(Shreveport, LA) So, you’re wondering: What are George & Elaine doing in Shreveport?
Answer: I have made a resolution to keep our old Lexomobile until the eventual arrival of “self-driving” cars.
We will also cover the world’s most convoluted accounting problem, too…but in due course. It’s going to take a bit of explaining.
There is a piece from a while back (maybe a year? One loses track of time at this stage of life) about how such machines will change the way we live. By the time the analysis was done, it was almost too good to be true. The only part that is not-so-good is the price.
Still, consider what it’s going to be like to have a car which…
- Will find its own damn gas station with the cheapest price.
- Will wash itself when it needs to be cleaned.
- Will schedule and keep its own maintenance appointments
- Will potentially END any concerns about drunk driving.
- Will allow you to completely relax and watch the scenery go by…
- And, in the twin bed version of the driverless, you can actually nap, snooze, or sleep all the way across the country on trips.

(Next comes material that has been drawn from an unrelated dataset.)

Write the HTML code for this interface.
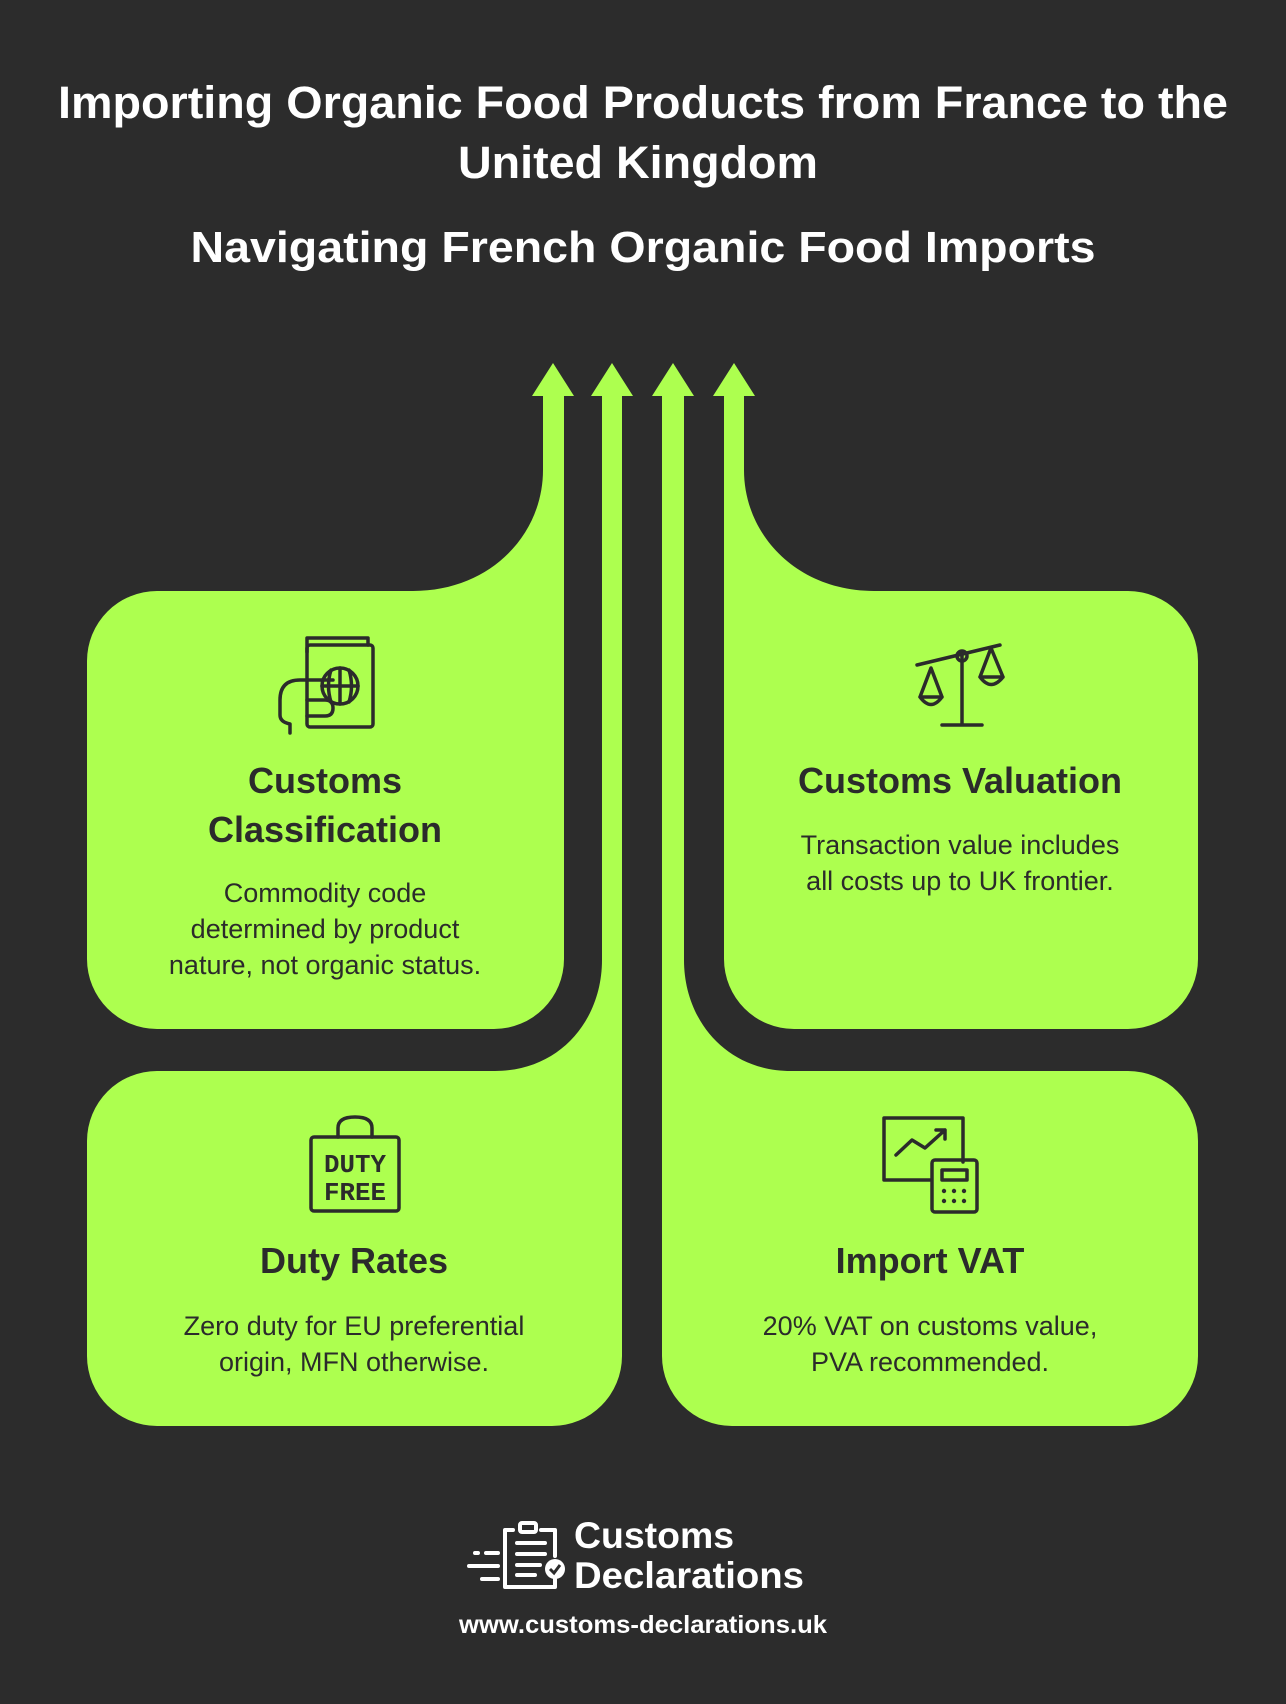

To be sure, the media has taken a kind of delish delight in reporting the occasional mishaps that the driverless Googmobiles and others have run into.
Still, it smack of an “anti-future media” and what I mean by this is we have (as a country) lost some of our native ability in American to (language alert) make really cool shit. Sure, some things like the silicon dolly voice come out of Cupertino, and elsewhere. But the minute it hits production levels that make sense for the American market “Poof!!” The manufacturing goes offshore and the money (in Apple’s case) that piles up from huge success hangs offshore too. No point paying taxes on it, I suppose.
Since we may only buy one more vehicle in our lifetime (assuming someone doesn’t offer me a trade for the old airplane that involves a 911 or Cayman), we sometimes have to leave Palestine, Texas and venture out into the noisy world in order to get certain things done. For reasons that should be apparent to any free-market economist, the largest Lexus dealership in the world is not in Anderson County, although there’s a good Toyota dealership.
The new dealership in town can’t make a Lexus key. Lexus here in Shreveport can do so, but only barely.
Lexuses (Lexi?) from the mid 2000’s had one weak spot in their key design. The plastic that should protect everything has a weakness right where the key stem attaches to the plastic body holding the electronics. For all we know, there may be a ham sandwich or bag of cat food inside there, too.
Anyway, ours broke on the last long road trip and Elaine didn’t like my idea of repairs. It involved an assortment of Duco Cement, Super Glue, model airplane cement, and electrical tape. T’wasn’t pretty, but it did the job. Until last month.
I ordered a replacement key online – I thought with the push-buttons, but no, I got the valet key instead. It will do everything the “special key” will do…it’s just you can’t do it from across the street.
Naturally, the valet key from online needed to be cut and “programmed.” Which was done for $50-something. But the dealership didn’t have our old-style key in stock.
After a turn around the dance floor trying to figure out how to solve this, we noticed a display for something called an “Eternity Key.” Basically, it lets the dealership take the old electronics and key stem and put it into this new “military grade plastic” housing. $117 and change.
Don’t even ask what a military grade of plastic is. In my short exposure to product design, we just used glass-reinforced injectable goo and it worked fine. I suppose a stronger binder and a different ratio of glass filling has been assigned a “MIL-STD” but the display either didn’t mention which standard, or I was too dumb to find it. Regardless, no one in the waiting area was able to inform us on point, either.
After going through the chairs a while longer in the waiting room (1-hour 10 minutes and by now 4 pm) everything was done. We had two keys that worked and look good. As opposed to a blank part and one gob of goo with push-buttons when we walked in.
Cost of the repair? A shade over $187. But with a “special” key, you really don’t have too much choice.